Right, we have discussed this before. It's interesting and important. I make the distinction between WEP vs overboost, because WEP settings are usually approved as 'safe' for the engine, based on testing. Of course, that doesn't mean it was 100% safe. Engines broke or even caught fire blew up fairly routinely in military service. They were basically racing engines, very veyr powerful ones at the limits of the technology of the day, and were as temperamental as the engines on a racetrack.
Overboost means the pilot took the boost setting past what was recommended / allowed emergency maximum. You are right that a 1944 WEP setting was not the 1942 official setting. The 1944 setting came from the overboosting routinely being done by P-40 pilots in the Pacific and the Mediterranean. Not sure if it was also done by P-39 pilots, (I assume it was), and I know the P-38 had specific and unique issues. As we know via the famous Allison memo, Allison and the War Department and the units basically worked out what was the 'best practice', though of course if the pilot was fighting, or running, for his life, guidelines may likely go right out the window.
The original maximum boost settings from the early manuals was too low, given the speed and performance of enemy aircraft, and people who stuck to those guidelines often paid with their life. They appear to have gone right past it within weeks or even days of combat in many cases. Pilots from the Australian 75th Sqn in New Guinea described boosting at 70" in their very first air battles with Zeros. In the MTO Theater, also Australian and then some British and South African units were doing this with their P-40D Kittyhawks after about 5-6 weeks.
I believe over time, the maximum boost settings (WEP) were used routinely while the overboost (beyond WEP) ratings were used less often (only in true life or death emergencies), except in cases like with the British recon Mustangs where the unit had carefully worked out how far they could push things in specific conditions.
The big scorch mark and often leaking oil also gave this away I think
And at a bit higher altitude when coming out of a dive, apparently
Seeing as takeoff power was routinely used ... for takeoff, especially when carrying bombs and / or external fuel tanks, I would think the wire would be set at least for 51" or whatever takeoff power was. Otherwise you aren't going to know much about "overboost" / WEP because the wire is already going to be broken before the plane is 100' off the ground .
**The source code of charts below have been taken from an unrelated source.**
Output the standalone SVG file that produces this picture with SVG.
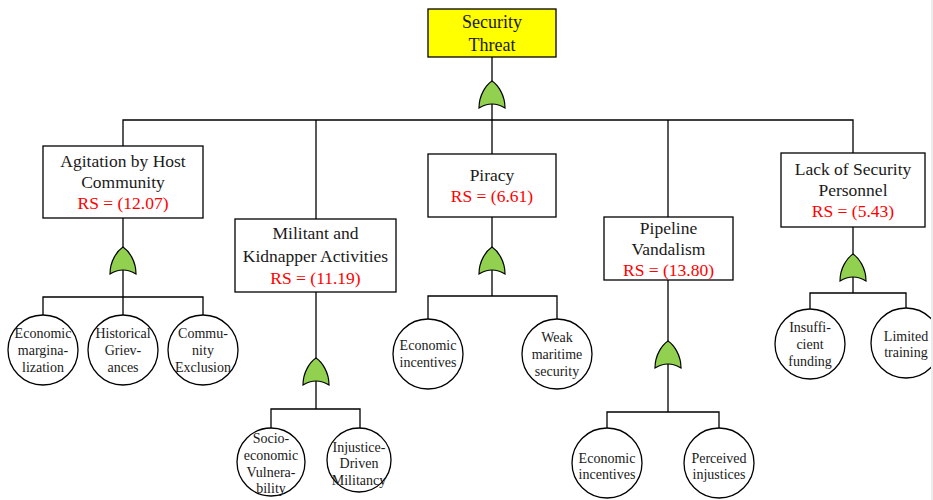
<svg xmlns="http://www.w3.org/2000/svg" xmlns:xlink="http://www.w3.org/1999/xlink" width="933" height="500" viewBox="0 0 933 500">
  <style>
    .box { fill: #ffffff; stroke: #000000; stroke-width: 1.3; }
    .top { fill: #ffff00; stroke: #000000; stroke-width: 1.3; }
    .ev { fill: #ffffff; stroke: #000000; stroke-width: 1.3; }
    .wire { fill: none; stroke: #000000; stroke-width: 1.3; }
    .gate { fill: #92d050; stroke: #000000; stroke-width: 1.2; }
    text { text-anchor: middle; fill: #1a1a1a; }
    .t { font-size: 17.5px; }
    .tt { font-size: 18px; }
    .rs { font-size: 17.5px; fill: #ff0000; }
    .c { font-size: 14px; }
  </style>
  <defs>
    <!-- OR gate, apex at origin -->
    <path id="orgate" class="gate" d="M -13,27 C -13,14 -6,4 0,0 C 6,4 13,14 13,27 Q 0,19 -13,27 Z"/>
  </defs>

  <rect x="0" y="0" width="933" height="500" fill="#ffffff"/>

  <g id="connectors">
    <!-- top event to main bus -->
    <path class="wire" d="M492,57 V120"/>
    <path class="wire" d="M123,146 V120 H853 V153"/>
    <path class="wire" d="M316,120 V219"/>
    <path class="wire" d="M492,120 V154"/>
    <path class="wire" d="M668,120 V217"/>
    <!-- Agitation branch -->
    <path class="wire" d="M123,218 V297"/>
    <path class="wire" d="M43,315 V297 H203 V315 M123,297 V315"/>
    <!-- Militant branch -->
    <path class="wire" d="M316,292 V409"/>
    <path class="wire" d="M271,429 V409 H360 V428"/>
    <!-- Piracy branch -->
    <path class="wire" d="M492,217 V296"/>
    <path class="wire" d="M428,319 V296 H557 V319"/>
    <!-- Pipeline branch -->
    <path class="wire" d="M668,280 V412"/>
    <path class="wire" d="M607,428 V412 H719 V428"/>
    <!-- Lack of personnel branch -->
    <path class="wire" d="M853,227 V293"/>
    <path class="wire" d="M810,309 V293 H906 V308"/>
  </g>

  <g id="gates">
    <use xlink:href="#orgate" transform="translate(492,81)"/>
    <use xlink:href="#orgate" transform="translate(123,247)"/>
    <use xlink:href="#orgate" transform="translate(316,358)"/>
    <use xlink:href="#orgate" transform="translate(492,247)"/>
    <use xlink:href="#orgate" transform="translate(668,341)"/>
    <use xlink:href="#orgate" transform="translate(853,254)"/>
  </g>

  <g font-family="'Liberation Serif', 'Times New Roman', 'DejaVu Serif', serif">
  <g id="security-threat">
    <rect class="top" x="428" y="9" width="128" height="48"/>
    <text class="tt" x="492" y="28">Security</text>
    <text class="tt" x="492" y="51">Threat</text>
  </g>

  <g id="agitation">
    <rect class="box" x="43" y="146" width="160" height="72"/>
    <text class="t" x="123" y="167">Agitation by Host</text>
    <text class="t" x="123" y="188">Community</text>
    <text class="rs" x="123" y="209">RS = (12.07)</text>
  </g>

  <g id="militant">
    <rect class="box" x="235" y="219" width="161" height="73"/>
    <text class="t" x="315.5" y="239">Militant and</text>
    <text class="t" x="315.5" y="262">Kidnapper Activities</text>
    <text class="rs" x="315.5" y="284">RS = (11.19)</text>
  </g>

  <g id="piracy">
    <rect class="box" x="428" y="154" width="128" height="63"/>
    <text class="t" x="492" y="181">Piracy</text>
    <text class="rs" x="492" y="202">RS = (6.61)</text>
  </g>

  <g id="pipeline">
    <rect class="box" x="604" y="217" width="129" height="63"/>
    <text class="t" x="668.5" y="234">Pipeline</text>
    <text class="t" x="668.5" y="255">Vandalism</text>
    <text class="rs" x="668.5" y="276">RS = (13.80)</text>
  </g>

  <g id="lack-personnel">
    <rect class="box" x="781" y="153" width="144" height="74"/>
    <text class="t" x="853" y="175">Lack of Security</text>
    <text class="t" x="853" y="196">Personnel</text>
    <text class="rs" x="853" y="217">RS = (5.43)</text>
  </g>

  <g id="economic-marginalization">
    <circle class="ev" cx="43" cy="350" r="35"/>
    <text class="c" x="43" y="338">Economic</text>
    <text class="c" x="43" y="355">margina-</text>
    <text class="c" x="43" y="372">lization</text>
  </g>
  <g id="historical-grievances">
    <circle class="ev" cx="123" cy="350" r="35"/>
    <text class="c" x="123" y="338">Historical</text>
    <text class="c" x="123" y="355">Griev-</text>
    <text class="c" x="123" y="372">ances</text>
  </g>
  <g id="community-exclusion">
    <circle class="ev" cx="203" cy="350" r="35"/>
    <text class="c" x="203" y="338">Commu-</text>
    <text class="c" x="203" y="355">nity</text>
    <text class="c" x="203" y="372">Exclusion</text>
  </g>

  <g id="socioeconomic-vulnerability">
    <circle class="ev" cx="271" cy="462" r="34"/>
    <text class="c" x="271" y="443">Socio-</text>
    <text class="c" x="271" y="460">economic</text>
    <text class="c" x="271" y="477">Vulnera-</text>
    <text class="c" x="271" y="493">bility</text>
  </g>
  <g id="injustice-militancy">
    <circle class="ev" cx="359" cy="460" r="32"/>
    <text class="c" x="359" y="452">Injustice-</text>
    <text class="c" x="359" y="468">Driven</text>
    <text class="c" x="359" y="485">Militancy</text>
  </g>

  <g id="piracy-economic-incentives">
    <circle class="ev" cx="428" cy="354" r="35"/>
    <text class="c" x="428" y="350">Economic</text>
    <text class="c" x="428" y="367">incentives</text>
  </g>
  <g id="weak-maritime-security">
    <circle class="ev" cx="557" cy="354" r="35"/>
    <text class="c" x="557" y="342">Weak</text>
    <text class="c" x="557" y="359">maritime</text>
    <text class="c" x="557" y="376">security</text>
  </g>

  <g id="pipeline-economic-incentives">
    <circle class="ev" cx="607" cy="463" r="35"/>
    <text class="c" x="607" y="463">Economic</text>
    <text class="c" x="607" y="479">incentives</text>
  </g>
  <g id="perceived-injustices">
    <circle class="ev" cx="719" cy="463" r="35"/>
    <text class="c" x="719" y="463">Perceived</text>
    <text class="c" x="719" y="479">injustices</text>
  </g>

  <g id="insufficient-funding">
    <circle class="ev" cx="810" cy="344" r="35"/>
    <text class="c" x="810" y="332">Insuffi-</text>
    <text class="c" x="810" y="349">cient</text>
    <text class="c" x="810" y="366">funding</text>
  </g>
  <g id="limited-training">
    <circle class="ev" cx="906" cy="343" r="35"/>
    <text class="c" x="906" y="341">Limited</text>
    <text class="c" x="906" y="357">training</text>
  </g>
  </g>

  <!-- page edge strip -->
  <rect x="931" y="0" width="2" height="500" fill="#ececec"/>
</svg>
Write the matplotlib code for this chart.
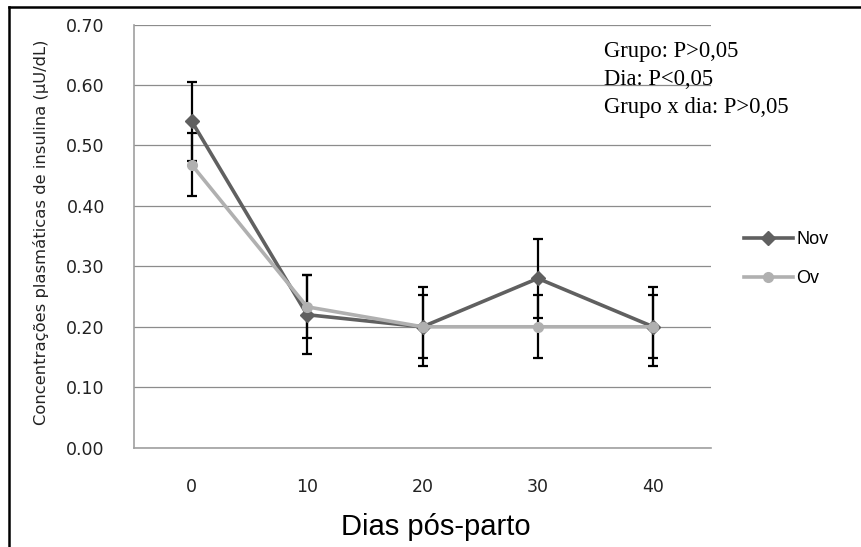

Engines did NOT break or catch fire frequently. They were and ARE VERY reliable.
I worked the Planes of Fame airshow for 10 years and we flew an average of 50 sorties per day for three days at each airshow. That's 1,500 sorties over 10 years with an average of about 30 WWII aircraft per show. In all that time we had 5 takeoff aborts after engine start. 1 was a flat tire, 1 was a Corsair that couldn't get a wing to unfold (hydraulic valve), 1 was a rough-running R-2800 that was traced to several fouled spark plugs and he aborted at about 50 knots (flew later, after changing the plugs), 1 was an R-1820 that backfired on short final approach and blew out a case gasket (it still taxied in and parked ... pilot error with the mixture), and one was aircraft-related and not a danger to flight ot aircraft, but safe is better than sorry in an airshow warbird.
That's two engine-related failures in 1,500 sorties some 55 - 65 years after these were active military engines. That's 0.13% engine-related issues that happened over 50 years after these were out of service. I'm not saying the military had that performance during wartime, but the engines were VERY reliable. The TBOs were NOT set due to engines that were running badly; they were set so that over 99.5% of all engines being sent it for overhaul could be overhauled and not replaced. That is, the TBO was set so the engine cases could be reused successfully when it came time for overhaul, not for operational issues.
We had zero engine fires. The military had a few, but not many. That's why there are guys with fire extinguishers around every radial at startup. Usually a so-called fire is oil that caught fire due to hot exhaust and it burns out rapidly, usually 3 - 5 seconds, before anyone can even get the extinguisher ready for use. Not always, mind you, but most of the time. I am not working on being around flying warbirds up and close for 18+ years in a row, and I have yet to encounter an engine fire. Not to say they don't happen, just not very often.